MSCI's broadest index of Asia-Pacific shares outside Japan
rose 4.7%, snapping a four-day losing streak to
log its biggest one-day increase since November 2022, after
President Donald Trump said the U.S. could end its military
attacks on Iran in two to three weeks.
"They're still quite far apart in terms of what a truce
means, or what peace means, but the market is embracing the fact
that they are talking," said Rodrigo Catril, currency strategist
at National Australia Bank in Sydney.
"That's a positive sign, at least in terms of signalling or
willingness to end the conflict," he said, speaking on a
podcast.
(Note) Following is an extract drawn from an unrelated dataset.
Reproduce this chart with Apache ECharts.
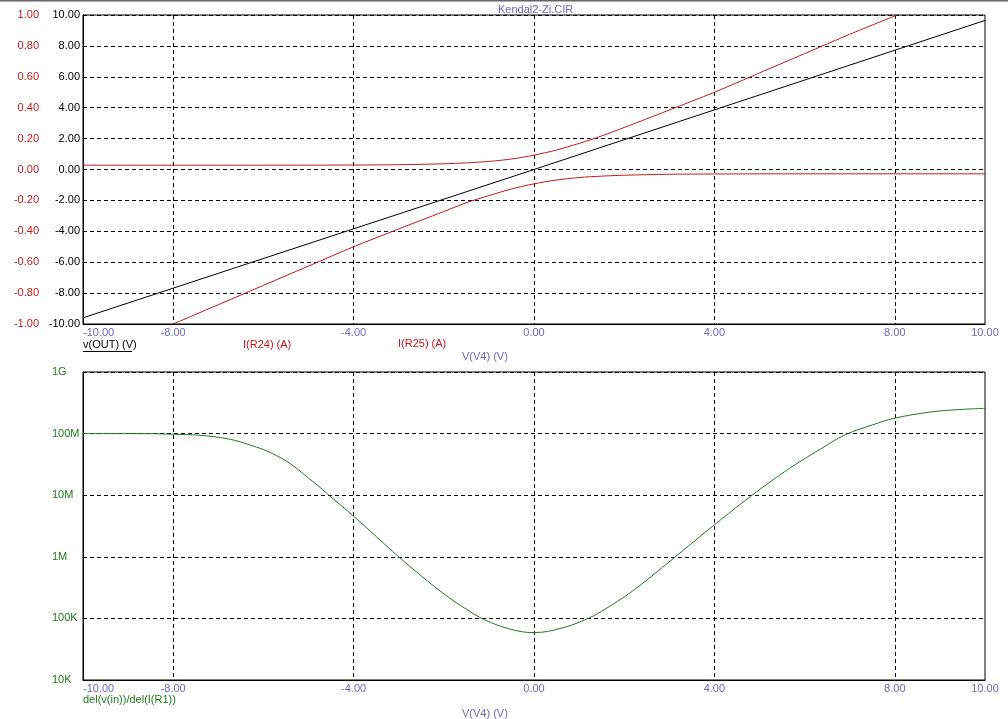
<!DOCTYPE html>
<html><head><meta charset="utf-8">
<script src="https://cdn.jsdelivr.net/npm/echarts@6/dist/echarts.min.js"></script>
<style>html,body{margin:0;padding:0;background:#fff}#c{width:1008px;height:719px}</style>
</head><body><div id="c"></div>
<script>
// ---- data ----
const xTickLabels = [-10, -8, -4, 0, 4, 8, 10];
const xGridValues = [-8, -4, 0, 4, 8];
const logTickLabels = {1e4: '10K', 1e5: '100K', 1e6: '1M', 1e7: '10M', 1e8: '100M', 1e9: '1G'};

const vOutX = [-10, 0, 10];
const vOutY = [-9.6, 0, 9.65];

const iR24X = [-10, -6, -4, -3, -2, -1.5, -1, -0.5, 0, 0.5, 1, 1.5, 2, 2.5, 3, 4, 5, 6, 7, 8.05];
const iR24Y = [0.028, 0.028, 0.029, 0.031, 0.037, 0.043, 0.052, 0.068, 0.093, 0.126, 0.169, 0.217, 0.272, 0.328, 0.385, 0.5, 0.625, 0.75, 0.875, 1.0];

const iR25X = [-8.0, -7, -6, -5, -4, -3, -2.5, -2, -1.5, -1, -0.5, 0, 0.5, 1, 1.5, 2, 3, 4, 6, 10];
const iR25Y = [-1.0, -0.875, -0.75, -0.625, -0.5, -0.385, -0.328, -0.272, -0.215, -0.169, -0.126, -0.093, -0.068, -0.052, -0.043, -0.037, -0.031, -0.029, -0.028, -0.028];

const ziX = [-10, -9, -8, -7.1, -6.4, -5.6, -4.9, -4.5, -4, -3.5, -3, -2.5, -2, -1.5, -1.1, -0.5, 0, 0.6, 1.2, 1.6, 2.1, 2.6, 3.1, 3.5, 4, 4.8, 5.3, 5.8, 6.4, 6.9, 7.5, 8, 8.8, 9.4, 10];
const ziY = [1.0e8, 1.0e8, 9.77e7, 8.91e7, 6.92e7, 3.98e7, 1.66e7, 9.33e6, 4.57e6, 2.14e6, 1.0e6, 4.9e5, 2.51e5, 1.41e5, 9.55e4, 6.61e4, 5.89e4, 6.92e4, 1.0e5, 1.45e5, 2.51e5, 4.79e5, 9.55e5, 1.66e6, 3.31e6, 9.55e6, 1.78e7, 3.16e7, 5.89e7, 9.55e7, 1.38e8, 1.78e8, 2.24e8, 2.45e8, 2.57e8];

// ---- styles ----
const FONT = "'Liberation Sans', Arial, sans-serif";
const BLUE = '#6a6ac2';
const RED = '#c41a1a';
const GREEN = '#1f7a1f';
const dashed = {show: true, lineStyle: {color: '#000', type: [4, 3], width: 1}};
const zip = (xs, ys) => xs.map((x, i) => [x, ys[i]]);

function xAxisCfg(gi) {
  return {
    type: 'value', gridIndex: gi, min: -10, max: 10,
    axisLine: {show: true, onZero: false, lineStyle: {color: '#000', width: 1}},
    axisTick: {show: false, customValues: xGridValues},
    splitLine: dashed,
    axisLabel: {customValues: xTickLabels, color: BLUE, fontFamily: FONT, fontSize: 11, margin: 3,
      alignMinLabel: 'left', formatter: v => v.toFixed(2)}
  };
}

const chart = echarts.init(document.getElementById('c'), null, {renderer: 'canvas'});
chart.setOption({
  animation: false,
  backgroundColor: '#fff',
  grid: [
    {left: 83, right: 23, top: 15, height: 309, show: true, borderColor: '#000', borderWidth: 1},
    {left: 83, right: 23, top: 372, height: 308, show: true, borderColor: '#000', borderWidth: 1}
  ],
  xAxis: [xAxisCfg(0), xAxisCfg(1)],
  yAxis: [
    {type: 'value', gridIndex: 0, min: -10, max: 10, interval: 2,
      axisLine: {show: true, onZero: false, lineStyle: {color: '#000'}}, axisTick: {show: false},
      splitLine: dashed,
      axisLabel: {color: '#000', fontFamily: FONT, fontSize: 11, margin: 3, formatter: v => v.toFixed(2)}},
    {type: 'value', gridIndex: 0, min: -1, max: 1, interval: 0.2, position: 'left',
      axisLine: {show: false}, axisTick: {show: false}, splitLine: {show: false},
      axisLabel: {color: RED, fontFamily: FONT, fontSize: 11, margin: 44, formatter: v => v.toFixed(2)}},
    {type: 'log', gridIndex: 1, min: 1e4, max: 1e9, logBase: 10,
      axisLine: {show: true, onZero: false, lineStyle: {color: '#000'}}, axisTick: {show: false},
      splitLine: dashed, minorSplitLine: {show: false},
      axisLabel: {color: GREEN, fontFamily: FONT, fontSize: 11, margin: 31, align: 'left',
        formatter: v => logTickLabels[Math.round(v)] || ''}}
  ],
  series: [
    {name: 'v(OUT) (V)', type: 'line', xAxisIndex: 0, yAxisIndex: 0, data: zip(vOutX, vOutY),
      showSymbol: false, lineStyle: {color: '#000', width: 1}},
    {name: 'I(R24) (A)', type: 'line', xAxisIndex: 0, yAxisIndex: 1, data: zip(iR24X, iR24Y),
      smooth: 0.3, showSymbol: false, lineStyle: {color: RED, width: 1}},
    {name: 'I(R25) (A)', type: 'line', xAxisIndex: 0, yAxisIndex: 1, data: zip(iR25X, iR25Y),
      smooth: 0.3, showSymbol: false, lineStyle: {color: RED, width: 1}},
    {name: 'del(v(in))/del(I(R1))', type: 'line', xAxisIndex: 1, yAxisIndex: 2, data: zip(ziX, ziY),
      smooth: 0.4, showSymbol: false, lineStyle: {color: GREEN, width: 1}}
  ],
  graphic: [
    {type: 'line', shape: {x1: 0, y1: 0.5, x2: 1008, y2: 0.5}, style: {stroke: '#666', lineWidth: 2}},
    {type: 'text', left: 498, top: 4, style: {text: 'Kendal2-Zi.CIR', fill: BLUE, font: '11px ' + FONT}},
    {type: 'text', left: 83, top: 339, style: {text: 'v(OUT) (V)', fill: '#000', font: '11px ' + FONT}},
    {type: 'line', shape: {x1: 83, y1: 351.5, x2: 132, y2: 351.5}, style: {stroke: '#000', lineWidth: 1}},
    {type: 'text', left: 243, top: 339, style: {text: 'I(R24) (A)', fill: RED, font: '11px ' + FONT}},
    {type: 'text', left: 398, top: 338, style: {text: 'I(R25) (A)', fill: RED, font: '11px ' + FONT}},
    {type: 'text', left: 462, top: 351, style: {text: 'V(V4) (V)', fill: BLUE, font: '11px ' + FONT}},
    {type: 'text', left: 83, top: 694, style: {text: 'del(v(in))/del(I(R1))', fill: GREEN, font: '11px ' + FONT}},
    {type: 'text', left: 462, top: 708, style: {text: 'V(V4) (V)', fill: BLUE, font: '11px ' + FONT}}
  ]
});
</script>
</body></html>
Whether a compromise can be reached remains to be seen.
"While this is all happening, attacks are continuing from both
sides."
Robust economic data for March powered a rebound in Korean
and Japanese shares. South Korea's Kospi led gains,
rising as much as 9.1%, while the Nikkei 225 surged
5.2%, and Taiwanese shares gained 4.6% at the highs of
the day.
IRAN WAR DEVELOPMENTS
The rally shrugged off a report in the Wall Street Journal that
the UAE may enter the conflict and is lobbying for a UN Security
Council Resolution to authorise it to take part in military
action to force open the Strait of Hormuz. U.S. Secretary of
State Marco Rubio said Washington will have to reexamine its
relations with NATO after the war ends.
Trump will provide an update on Iran in an address to the
nation at 9 p.m. ET on Wednesday (0100 GMT on Thursday), White
House spokeswoman Karoline Leavitt said on X.
S&P 500 e-mini futures were up 0.7% and Nasdaq
futures gained 1.1% after the post. In early European
trades, pan-region futures rose 2.6%, German DAX
futures were up 2.4%, and FTSE futures added
1.1%.
Stocks on Wall Street soared on Tuesday as traders bet on
the potential off-ramp to the war, sending the S&P 500
2.9% higher, while oil markets followed through on
earlier declines in Asian trading. Brent crude futures
moved 4.1% lower to $99.76 a barrel.
ASIA'S EXPORTS BOOM
South Korean stocks logged their strongest day in a month as
Samsung Electronics ( SSNLF ) surged 13.5% and SK Hynix
gained 11.5% higher, after exports soared 48.3% in
March, smashing market expectations.
South Korean export growth was "driven by favourable price
effects and strong global chip demand," analysts from ING wrote
in a research report. "Supply constraints appear to be having a
limited impact on key exports so far."
A separate purchasing managers' index gauge for South Korea
showed the country's factory activity expanded at the strongest
pace in more than four years in March, led by chip demand and
new product launches, while corresponding measures of factory
activity in China and Taiwan cooled.
"Despite rising price pressures, the Iran War has so far had
little impact on factory activity," Capital Economics said of
the Chinese data.
In Japan, business sentiment among large manufacturers
improved in the three months to March, a sign that increasing
economic uncertainty from the Middle East conflict has yet to
hit morale.
"Global tech has very direct linkages to global GDP, demand,
irrespective of how powerful or how strong this AI trend is
going to be," said William Yuen, investment director at Invesco
in Hong Kong.
"But then in the next 12 months or 24 months, if global
growth slows down, inevitably, there will be an impact on global
demand for technology."
RATE EXPECTATIONS
The U.S. dollar index slipped 0.1% to 99.62,
extending its biggest one-day drop in two weeks on Tuesday into
a second consecutive day of declines, as traders reassessed the
odds that the Federal Reserve may resume easing policy earlier
than thought.
The yield on the U.S. 10-year Treasury bond was down 4.8
basis points at 4.261%.
Fed funds futures are pricing an implied 17.9% chance that a
25-basis-point cut to interest rates could come at the Fed's
two-day meeting ending on July 29, up from a 7.5% chance a day
earlier, according to the CME Group's FedWatch tool.
Even so, swaps pricing indicates the odds of a cut by April
next year are viewed as little better than a coin toss.
In cryptocurrencies, bitcoin was up 1.3% at
$69,064.01 while ether rose 2.1% to $2,150.93.